Ao abrir mão de novidades nem sempre interessantes, optando por gravar canções de diferentes épocas sem procurar ser conceitual, Maria Rita fez um álbum distante do lugar-comum dos projetos que pululam na discografia de algumas de nossas cantantes. A sonoridade de ‘Elo’ remete aos seus dois primeiros discos, ‘Maria Rita’ (2003) e ‘Segundo’, trabalhos festejados, sobretudo pelos admiradores da produção musical brasileira compreendida entre as décadas de 1960 e 1980. Curiosamente, a capa do álbum também remete a discos lançados neste período.

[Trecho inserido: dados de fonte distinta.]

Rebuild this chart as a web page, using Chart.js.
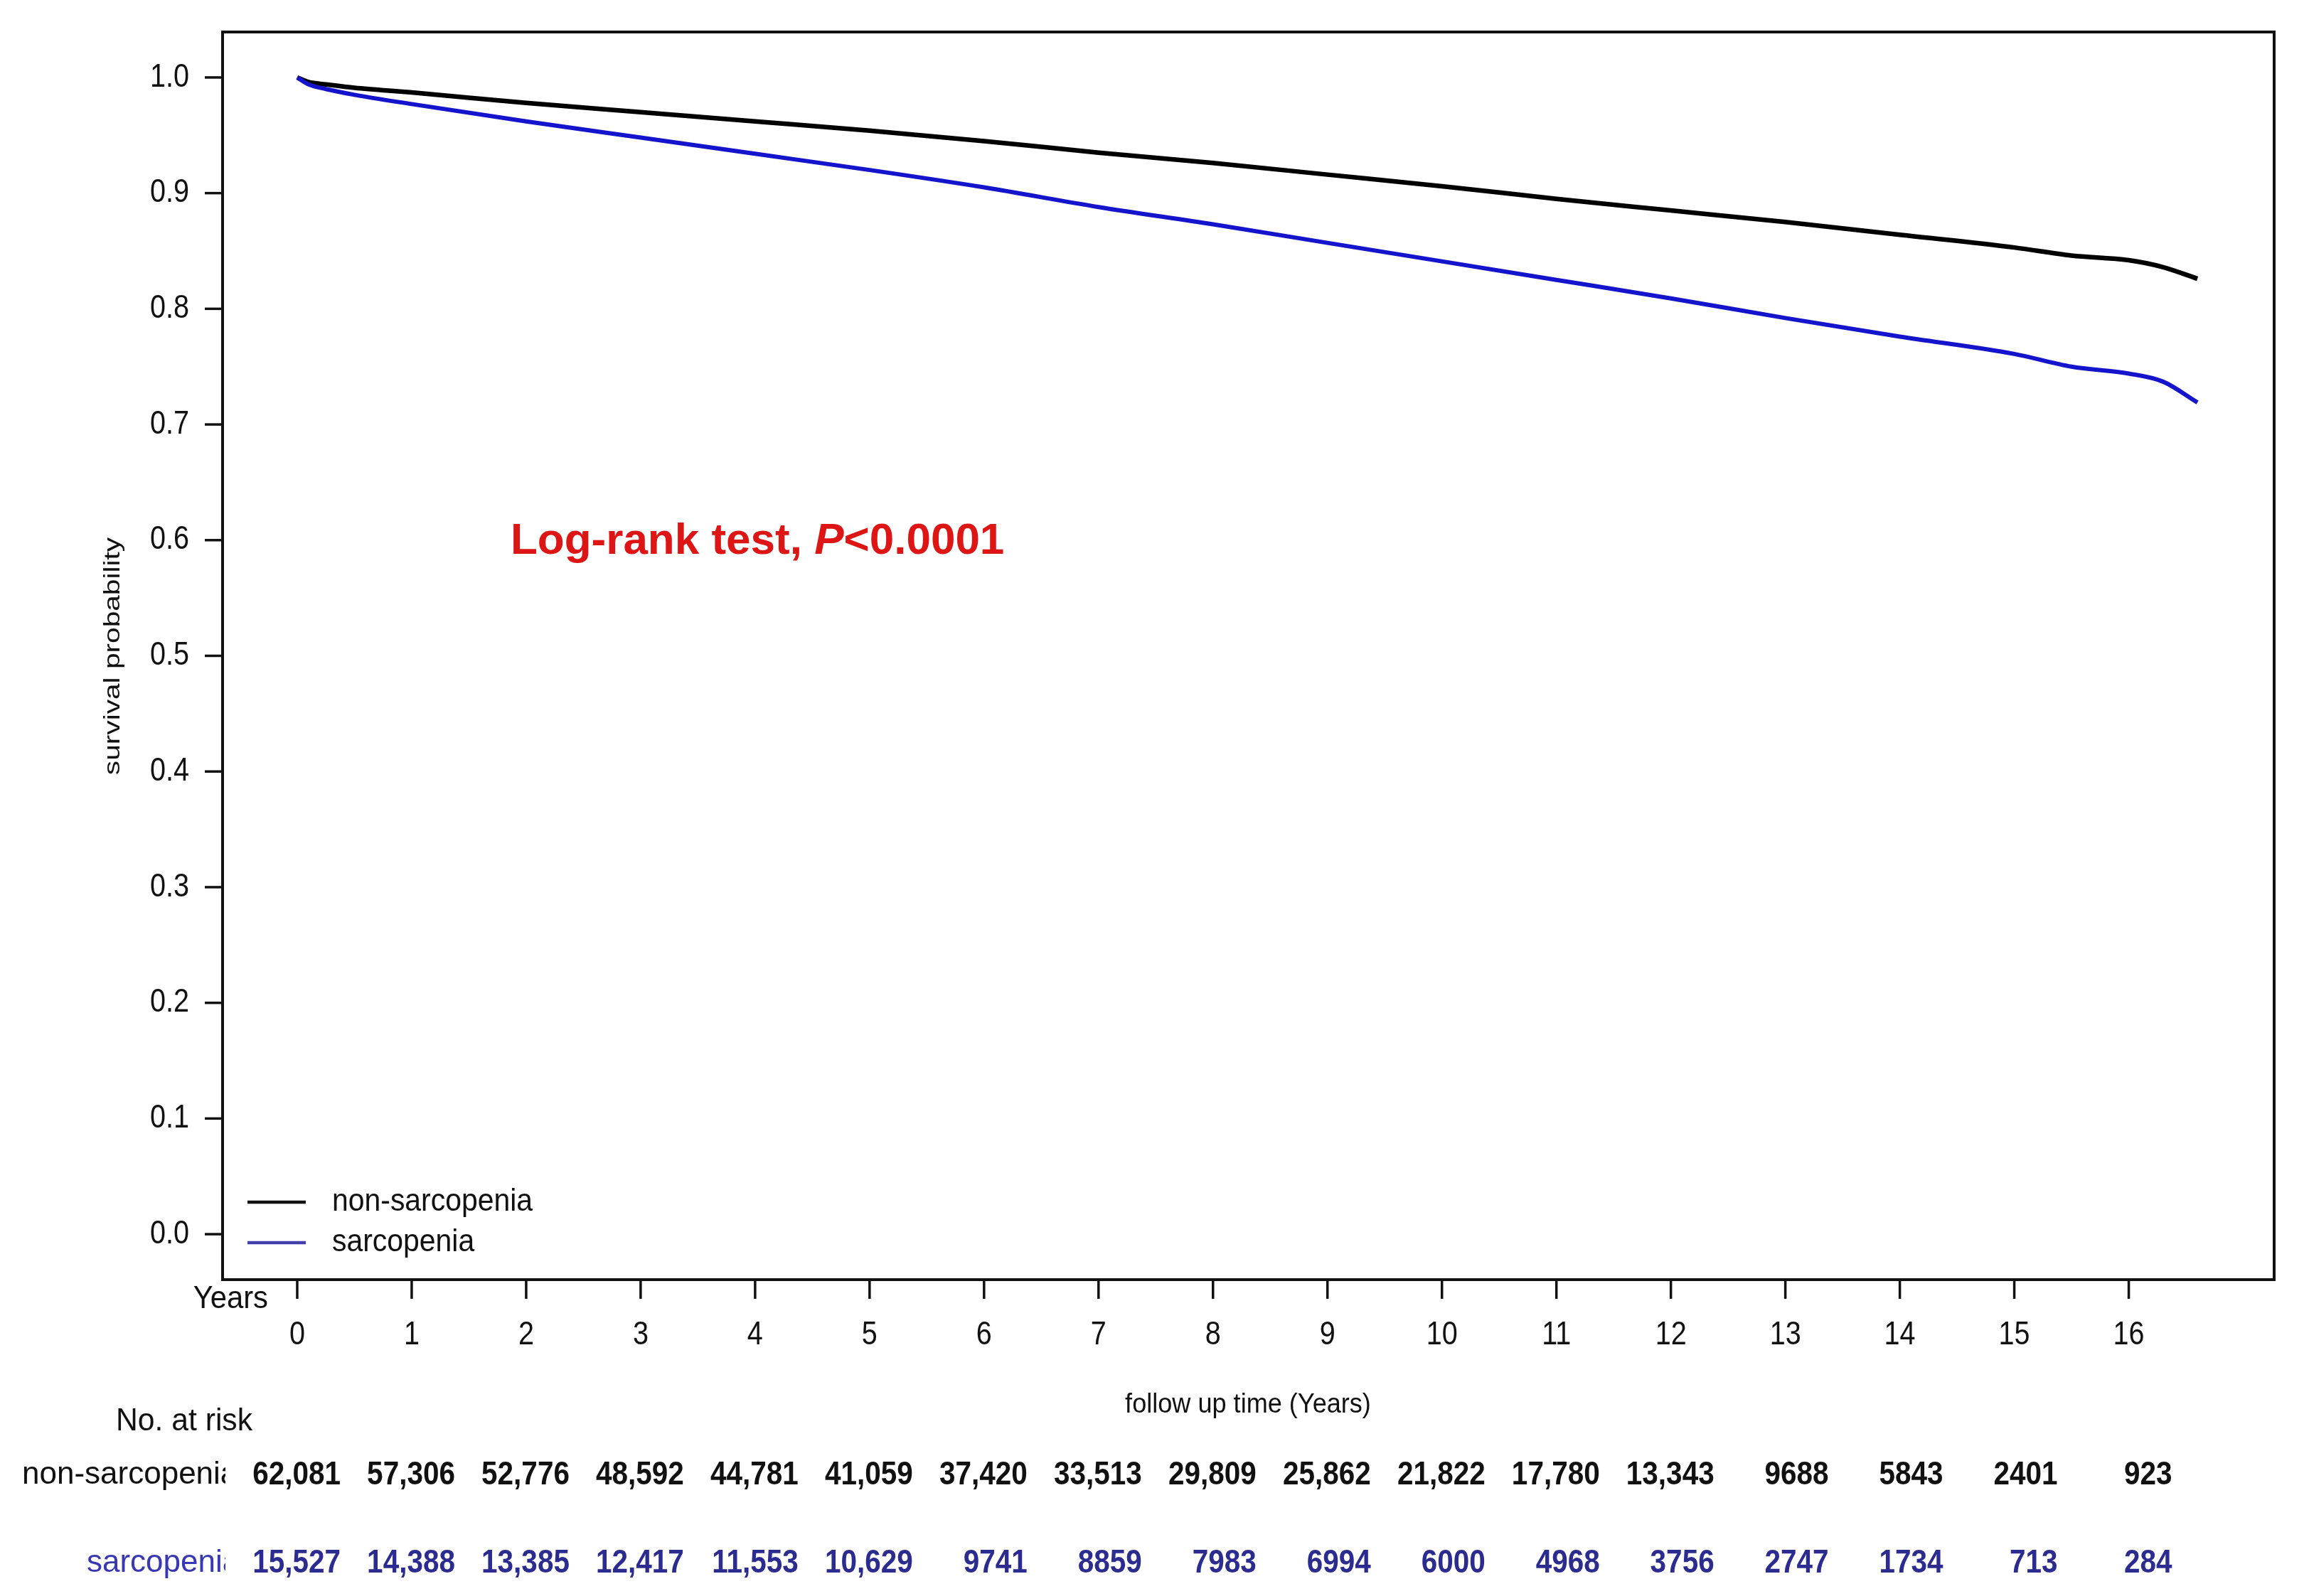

‘Elo’ reafirma a ligação de Maria Rita com suas origens, sem mirar novos alvos para sua carreira – o que não diminui sua importância. Gravando canções de cantoras contemporâneas de Elis Regina (1945 – 1982), ela parece se preparar para encarar o repertório da mãe, em projeto vindouro.
Dando voz a compositores tão diferentes entre si, sem se aventurar pelo universo autoral, ao contrário da maioria de suas colegas, Maria Rita valoriza o ofício de cantar, tão caro aos amantes da música tradicionalmente identificada pela sigla MPB, forjada por artistas como Elis. Para estes, Maria Rita é o verdadeiro elo.

Comentários

ADEMAR AMANCIO disse…
Pra mim ,ser cool,intimista,coloquial ou algo que o valha,é uma desculpa pra pessoa não assumir que escolheu a profissão errada.eu coloco Maria rita neste rol.